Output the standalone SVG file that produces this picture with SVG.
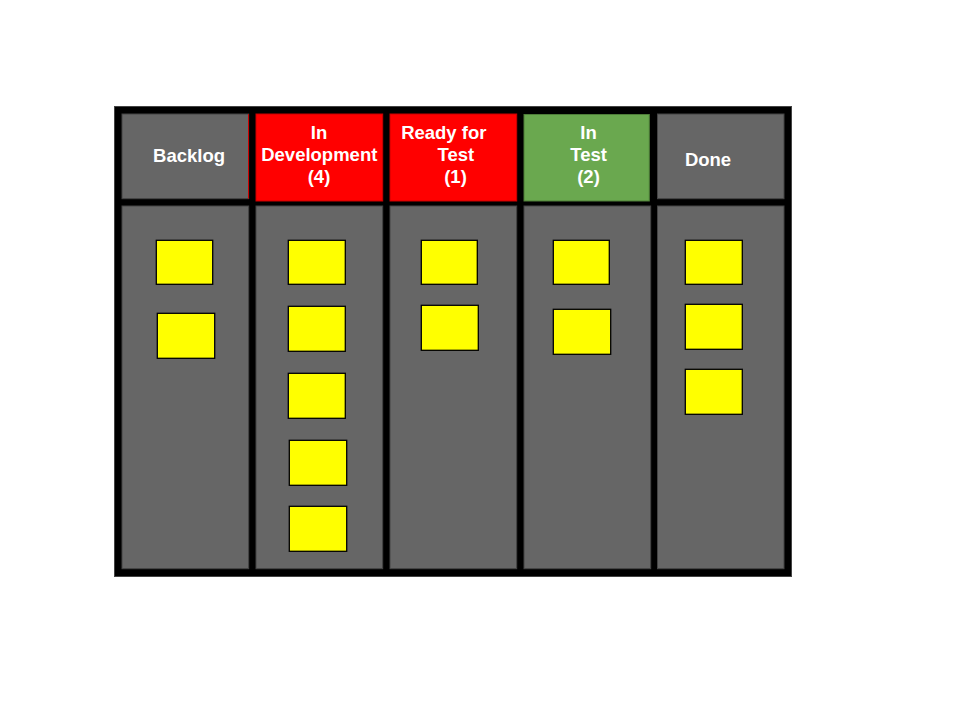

------------------------------------------------------------

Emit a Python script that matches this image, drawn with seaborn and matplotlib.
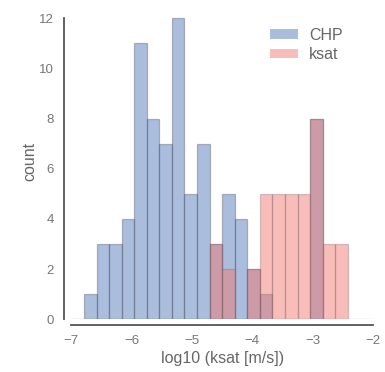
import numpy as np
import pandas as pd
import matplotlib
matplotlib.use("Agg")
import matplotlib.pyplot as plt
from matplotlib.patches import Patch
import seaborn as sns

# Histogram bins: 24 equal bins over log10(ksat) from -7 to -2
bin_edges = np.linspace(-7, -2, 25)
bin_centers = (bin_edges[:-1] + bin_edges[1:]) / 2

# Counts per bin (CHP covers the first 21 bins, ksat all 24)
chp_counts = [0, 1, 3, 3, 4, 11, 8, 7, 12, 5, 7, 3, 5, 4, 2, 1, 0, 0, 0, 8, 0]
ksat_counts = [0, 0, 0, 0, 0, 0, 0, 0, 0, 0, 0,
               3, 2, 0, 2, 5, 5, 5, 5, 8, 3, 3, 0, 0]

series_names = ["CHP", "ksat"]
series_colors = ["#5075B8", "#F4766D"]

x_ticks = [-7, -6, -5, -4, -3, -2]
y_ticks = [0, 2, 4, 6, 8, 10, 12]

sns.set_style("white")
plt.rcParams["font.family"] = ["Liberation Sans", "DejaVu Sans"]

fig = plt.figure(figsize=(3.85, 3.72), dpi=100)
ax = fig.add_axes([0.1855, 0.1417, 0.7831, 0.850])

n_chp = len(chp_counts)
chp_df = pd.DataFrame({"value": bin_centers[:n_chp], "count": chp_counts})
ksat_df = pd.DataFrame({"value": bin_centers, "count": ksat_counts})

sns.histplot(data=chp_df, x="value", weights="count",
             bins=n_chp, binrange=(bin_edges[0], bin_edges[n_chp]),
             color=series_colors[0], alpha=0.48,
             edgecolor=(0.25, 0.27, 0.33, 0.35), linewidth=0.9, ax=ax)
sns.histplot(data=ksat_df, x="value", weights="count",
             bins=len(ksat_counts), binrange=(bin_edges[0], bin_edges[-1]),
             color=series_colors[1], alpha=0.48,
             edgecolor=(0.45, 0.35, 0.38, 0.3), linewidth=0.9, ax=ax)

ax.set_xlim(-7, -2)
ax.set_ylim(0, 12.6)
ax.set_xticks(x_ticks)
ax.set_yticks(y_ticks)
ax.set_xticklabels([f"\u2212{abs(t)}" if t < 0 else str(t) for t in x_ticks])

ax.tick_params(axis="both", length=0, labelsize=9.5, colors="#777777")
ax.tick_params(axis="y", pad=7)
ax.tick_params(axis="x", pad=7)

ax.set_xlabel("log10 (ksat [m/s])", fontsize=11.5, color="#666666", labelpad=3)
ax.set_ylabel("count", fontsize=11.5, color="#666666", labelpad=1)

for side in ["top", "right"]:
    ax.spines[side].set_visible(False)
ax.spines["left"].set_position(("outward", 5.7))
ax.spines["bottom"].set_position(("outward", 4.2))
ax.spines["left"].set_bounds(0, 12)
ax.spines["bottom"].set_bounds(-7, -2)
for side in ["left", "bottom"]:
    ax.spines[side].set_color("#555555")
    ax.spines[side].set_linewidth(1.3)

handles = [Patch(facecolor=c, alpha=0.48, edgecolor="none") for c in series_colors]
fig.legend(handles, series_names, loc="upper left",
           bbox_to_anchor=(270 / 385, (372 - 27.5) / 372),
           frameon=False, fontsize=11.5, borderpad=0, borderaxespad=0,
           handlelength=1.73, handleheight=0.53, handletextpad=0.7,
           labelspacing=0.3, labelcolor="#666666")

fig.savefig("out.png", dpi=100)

------------------------------------------------------------

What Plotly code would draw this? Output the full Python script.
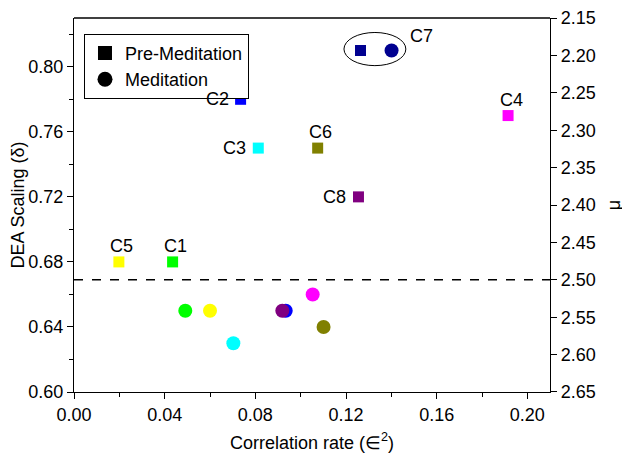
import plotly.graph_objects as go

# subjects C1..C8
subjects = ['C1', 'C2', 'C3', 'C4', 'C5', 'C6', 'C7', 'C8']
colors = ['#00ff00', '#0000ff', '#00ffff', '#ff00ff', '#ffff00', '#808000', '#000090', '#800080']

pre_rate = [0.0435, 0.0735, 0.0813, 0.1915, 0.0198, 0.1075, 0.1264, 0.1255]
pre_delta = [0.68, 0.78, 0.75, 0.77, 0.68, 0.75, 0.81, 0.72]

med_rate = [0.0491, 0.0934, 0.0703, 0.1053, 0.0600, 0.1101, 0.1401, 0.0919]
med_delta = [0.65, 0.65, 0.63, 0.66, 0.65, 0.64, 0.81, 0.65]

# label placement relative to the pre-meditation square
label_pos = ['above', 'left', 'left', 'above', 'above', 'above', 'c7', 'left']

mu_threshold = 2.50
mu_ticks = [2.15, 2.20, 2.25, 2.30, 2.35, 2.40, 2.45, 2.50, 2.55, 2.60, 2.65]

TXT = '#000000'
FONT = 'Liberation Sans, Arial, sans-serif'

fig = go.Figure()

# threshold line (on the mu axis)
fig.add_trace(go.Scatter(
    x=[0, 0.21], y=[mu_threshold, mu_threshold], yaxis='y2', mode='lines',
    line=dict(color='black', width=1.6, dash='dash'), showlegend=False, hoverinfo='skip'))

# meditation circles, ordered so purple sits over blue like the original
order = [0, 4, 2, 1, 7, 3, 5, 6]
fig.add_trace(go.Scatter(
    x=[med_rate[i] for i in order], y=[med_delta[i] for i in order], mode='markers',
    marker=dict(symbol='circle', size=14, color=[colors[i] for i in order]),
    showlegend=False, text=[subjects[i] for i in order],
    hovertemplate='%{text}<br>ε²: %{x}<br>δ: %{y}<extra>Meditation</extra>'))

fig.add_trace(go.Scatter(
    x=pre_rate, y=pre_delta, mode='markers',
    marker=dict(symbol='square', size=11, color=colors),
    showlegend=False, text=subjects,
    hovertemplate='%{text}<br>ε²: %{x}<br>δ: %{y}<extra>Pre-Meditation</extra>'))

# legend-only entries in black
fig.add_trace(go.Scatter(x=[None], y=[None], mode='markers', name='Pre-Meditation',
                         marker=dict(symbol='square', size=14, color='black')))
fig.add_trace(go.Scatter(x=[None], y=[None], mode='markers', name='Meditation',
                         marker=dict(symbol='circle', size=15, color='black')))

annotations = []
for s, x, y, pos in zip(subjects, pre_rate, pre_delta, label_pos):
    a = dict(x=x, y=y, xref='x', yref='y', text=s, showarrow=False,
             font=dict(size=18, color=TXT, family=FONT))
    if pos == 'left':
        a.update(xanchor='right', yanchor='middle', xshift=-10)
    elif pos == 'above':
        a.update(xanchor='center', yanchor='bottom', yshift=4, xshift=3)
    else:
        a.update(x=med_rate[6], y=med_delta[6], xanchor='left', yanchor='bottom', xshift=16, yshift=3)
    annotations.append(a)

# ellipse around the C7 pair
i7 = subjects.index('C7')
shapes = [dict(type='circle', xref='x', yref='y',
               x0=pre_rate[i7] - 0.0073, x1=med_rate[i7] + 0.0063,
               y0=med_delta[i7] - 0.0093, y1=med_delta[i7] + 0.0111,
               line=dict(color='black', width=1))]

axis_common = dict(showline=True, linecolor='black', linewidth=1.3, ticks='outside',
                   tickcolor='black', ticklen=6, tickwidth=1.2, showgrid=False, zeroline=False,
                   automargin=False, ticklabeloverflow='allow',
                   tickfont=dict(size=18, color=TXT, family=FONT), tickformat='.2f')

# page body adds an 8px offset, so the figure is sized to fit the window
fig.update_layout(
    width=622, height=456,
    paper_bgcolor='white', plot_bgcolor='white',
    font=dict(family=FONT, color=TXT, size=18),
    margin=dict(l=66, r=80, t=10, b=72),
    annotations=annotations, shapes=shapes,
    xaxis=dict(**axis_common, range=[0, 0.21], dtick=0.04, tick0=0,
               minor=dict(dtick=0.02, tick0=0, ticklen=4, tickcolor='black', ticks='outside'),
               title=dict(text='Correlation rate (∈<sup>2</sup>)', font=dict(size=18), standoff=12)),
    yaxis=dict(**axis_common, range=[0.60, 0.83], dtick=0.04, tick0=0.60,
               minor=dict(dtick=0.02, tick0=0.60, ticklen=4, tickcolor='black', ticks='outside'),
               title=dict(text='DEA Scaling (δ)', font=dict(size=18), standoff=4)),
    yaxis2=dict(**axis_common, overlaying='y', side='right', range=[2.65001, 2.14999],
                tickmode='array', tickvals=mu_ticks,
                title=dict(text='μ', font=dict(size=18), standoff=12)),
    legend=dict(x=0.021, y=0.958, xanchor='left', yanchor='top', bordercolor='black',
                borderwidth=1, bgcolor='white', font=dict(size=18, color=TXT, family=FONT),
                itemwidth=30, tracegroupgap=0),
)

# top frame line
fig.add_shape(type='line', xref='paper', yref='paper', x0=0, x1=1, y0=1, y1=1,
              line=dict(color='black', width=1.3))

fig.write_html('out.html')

------------------------------------------------------------

## [WHAT YOU SHOULD DO]
Everything above from the line with "Emit a Python" through the line with "8, 3, 3, 0, 0]" should be retyped exactly, and nothing else; omit pictures.

## [EXERCISE RESULT]
Emit a Python script that matches this image, drawn with seaborn and matplotlib.
import numpy as np
import pandas as pd
import matplotlib
matplotlib.use("Agg")
import matplotlib.pyplot as plt
from matplotlib.patches import Patch
import seaborn as sns

# Histogram bins: 24 equal bins over log10(ksat) from -7 to -2
bin_edges = np.linspace(-7, -2, 25)
bin_centers = (bin_edges[:-1] + bin_edges[1:]) / 2

# Counts per bin (CHP covers the first 21 bins, ksat all 24)
chp_counts = [0, 1, 3, 3, 4, 11, 8, 7, 12, 5, 7, 3, 5, 4, 2, 1, 0, 0, 0, 8, 0]
ksat_counts = [0, 0, 0, 0, 0, 0, 0, 0, 0, 0, 0,
               3, 2, 0, 2, 5, 5, 5, 5, 8, 3, 3, 0, 0]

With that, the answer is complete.